◆ To be done ◆
The entries need to be copied exactly.

Rows from a dataset of charts and code
◇ ◇ ◇
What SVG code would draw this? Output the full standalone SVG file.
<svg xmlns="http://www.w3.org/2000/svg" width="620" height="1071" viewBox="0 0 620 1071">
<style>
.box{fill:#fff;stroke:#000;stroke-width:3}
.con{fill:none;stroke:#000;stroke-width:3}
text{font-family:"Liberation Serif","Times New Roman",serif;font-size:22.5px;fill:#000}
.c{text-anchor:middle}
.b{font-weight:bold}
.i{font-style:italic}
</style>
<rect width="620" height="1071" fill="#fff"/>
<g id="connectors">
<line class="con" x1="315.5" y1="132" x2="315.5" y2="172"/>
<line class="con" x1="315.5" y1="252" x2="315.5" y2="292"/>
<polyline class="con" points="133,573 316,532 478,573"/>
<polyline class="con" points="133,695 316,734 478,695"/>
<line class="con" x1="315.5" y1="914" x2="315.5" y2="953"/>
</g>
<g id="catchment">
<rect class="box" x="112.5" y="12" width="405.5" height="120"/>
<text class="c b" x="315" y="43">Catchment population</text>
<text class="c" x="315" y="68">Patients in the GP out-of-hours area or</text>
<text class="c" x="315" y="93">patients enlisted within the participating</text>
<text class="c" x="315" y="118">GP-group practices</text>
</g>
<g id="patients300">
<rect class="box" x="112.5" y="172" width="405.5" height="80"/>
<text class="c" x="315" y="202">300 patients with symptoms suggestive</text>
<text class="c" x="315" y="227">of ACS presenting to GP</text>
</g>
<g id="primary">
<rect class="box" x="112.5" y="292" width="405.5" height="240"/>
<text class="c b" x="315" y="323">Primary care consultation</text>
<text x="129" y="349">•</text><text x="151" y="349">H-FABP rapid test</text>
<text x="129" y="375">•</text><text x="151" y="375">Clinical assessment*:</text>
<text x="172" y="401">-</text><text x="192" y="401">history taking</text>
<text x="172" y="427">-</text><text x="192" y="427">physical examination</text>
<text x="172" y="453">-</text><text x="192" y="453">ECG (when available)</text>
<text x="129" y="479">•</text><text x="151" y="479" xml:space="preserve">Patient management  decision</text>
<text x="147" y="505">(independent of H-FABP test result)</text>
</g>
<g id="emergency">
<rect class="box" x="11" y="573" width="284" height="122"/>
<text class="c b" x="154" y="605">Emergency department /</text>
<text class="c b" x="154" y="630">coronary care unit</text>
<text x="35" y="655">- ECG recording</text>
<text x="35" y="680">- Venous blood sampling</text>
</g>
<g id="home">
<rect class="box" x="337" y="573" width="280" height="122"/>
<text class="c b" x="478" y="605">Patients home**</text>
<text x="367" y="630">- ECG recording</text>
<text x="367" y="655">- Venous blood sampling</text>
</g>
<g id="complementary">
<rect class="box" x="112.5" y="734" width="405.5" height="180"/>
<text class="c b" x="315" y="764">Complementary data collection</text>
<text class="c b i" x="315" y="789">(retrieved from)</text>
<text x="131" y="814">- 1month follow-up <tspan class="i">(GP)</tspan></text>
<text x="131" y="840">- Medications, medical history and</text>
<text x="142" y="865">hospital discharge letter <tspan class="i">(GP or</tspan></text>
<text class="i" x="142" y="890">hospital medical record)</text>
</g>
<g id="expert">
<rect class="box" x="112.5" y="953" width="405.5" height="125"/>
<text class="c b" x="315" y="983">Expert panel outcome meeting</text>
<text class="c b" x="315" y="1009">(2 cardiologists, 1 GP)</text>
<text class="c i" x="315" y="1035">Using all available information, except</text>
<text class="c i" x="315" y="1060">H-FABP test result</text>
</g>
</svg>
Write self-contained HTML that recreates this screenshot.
◇ ◇ ◇
◆ Exercise answer ◆
What SVG code would draw this? Output the full standalone SVG file.
<svg xmlns="http://www.w3.org/2000/svg" width="620" height="1071" viewBox="0 0 620 1071">
<style>
.box{fill:#fff;stroke:#000;stroke-width:3}
.con{fill:none;stroke:#000;stroke-width:3}
text{font-family:"Liberation Serif","Times New Roman",serif;font-size:22.5px;fill:#000}
.c{text-anchor:middle}
.b{font-weight:bold}
.i{font-style:italic}
</style>
<rect width="620" height="1071" fill="#fff"/>
<g id="connectors">
<line class="con" x1="315.5" y1="132" x2="315.5" y2="172"/>
<line class="con" x1="315.5" y1="252" x2="315.5" y2="292"/>
<polyline class="con" points="133,573 316,532 478,573"/>
<polyline class="con" points="133,695 316,734 478,695"/>
<line class="con" x1="315.5" y1="914" x2="315.5" y2="953"/>
</g>
<g id="catchment">
<rect class="box" x="112.5" y="12" width="405.5" height="120"/>
<text class="c b" x="315" y="43">Catchment population</text>
<text class="c" x="315" y="68">Patients in the GP out-of-hours area or</text>
<text class="c" x="315" y="93">patients enlisted within the participating</text>
<text class="c" x="315" y="118">GP-group practices</text>
</g>
<g id="patients300">
<rect class="box" x="112.5" y="172" width="405.5" height="80"/>
<text class="c" x="315" y="202">300 patients with symptoms suggestive</text>
<text class="c" x="315" y="227">of ACS presenting to GP</text>
</g>
<g id="primary">
<rect class="box" x="112.5" y="292" width="405.5" height="240"/>
<text class="c b" x="315" y="323">Primary care consultation</text>
<text x="129" y="349">•</text><text x="151" y="349">H-FABP rapid test</text>
<text x="129" y="375">•</text><text x="151" y="375">Clinical assessment*:</text>
<text x="172" y="401">-</text><text x="192" y="401">history taking</text>
<text x="172" y="427">-</text><text x="192" y="427">physical examination</text>
<text x="172" y="453">-</text><text x="192" y="453">ECG (when available)</text>
<text x="129" y="479">•</text><text x="151" y="479" xml:space="preserve">Patient management  decision</text>
<text x="147" y="505">(independent of H-FABP test result)</text>
</g>
<g id="emergency">
<rect class="box" x="11" y="573" width="284" height="122"/>
<text class="c b" x="154" y="605">Emergency department /</text>
<text class="c b" x="154" y="630">coronary care unit</text>
<text x="35" y="655">- ECG recording</text>
<text x="35" y="680">- Venous blood sampling</text>
</g>
<g id="home">
<rect class="box" x="337" y="573" width="280" height="122"/>
<text class="c b" x="478" y="605">Patients home**</text>
<text x="367" y="630">- ECG recording</text>
<text x="367" y="655">- Venous blood sampling</text>
</g>
<g id="complementary">
<rect class="box" x="112.5" y="734" width="405.5" height="180"/>
<text class="c b" x="315" y="764">Complementary data collection</text>
<text class="c b i" x="315" y="789">(retrieved from)</text>
<text x="131" y="814">- 1month follow-up <tspan class="i">(GP)</tspan></text>
<text x="131" y="840">- Medications, medical history and</text>
<text x="142" y="865">hospital discharge letter <tspan class="i">(GP or</tspan></text>
<text class="i" x="142" y="890">hospital medical record)</text>
</g>
<g id="expert">
<rect class="box" x="112.5" y="953" width="405.5" height="125"/>
<text class="c b" x="315" y="983">Expert panel outcome meeting</text>
<text class="c b" x="315" y="1009">(2 cardiologists, 1 GP)</text>
<text class="c i" x="315" y="1035">Using all available information, except</text>
<text class="c i" x="315" y="1060">H-FABP test result</text>
</g>
</svg>
Write self-contained HTML that recreates this screenshot.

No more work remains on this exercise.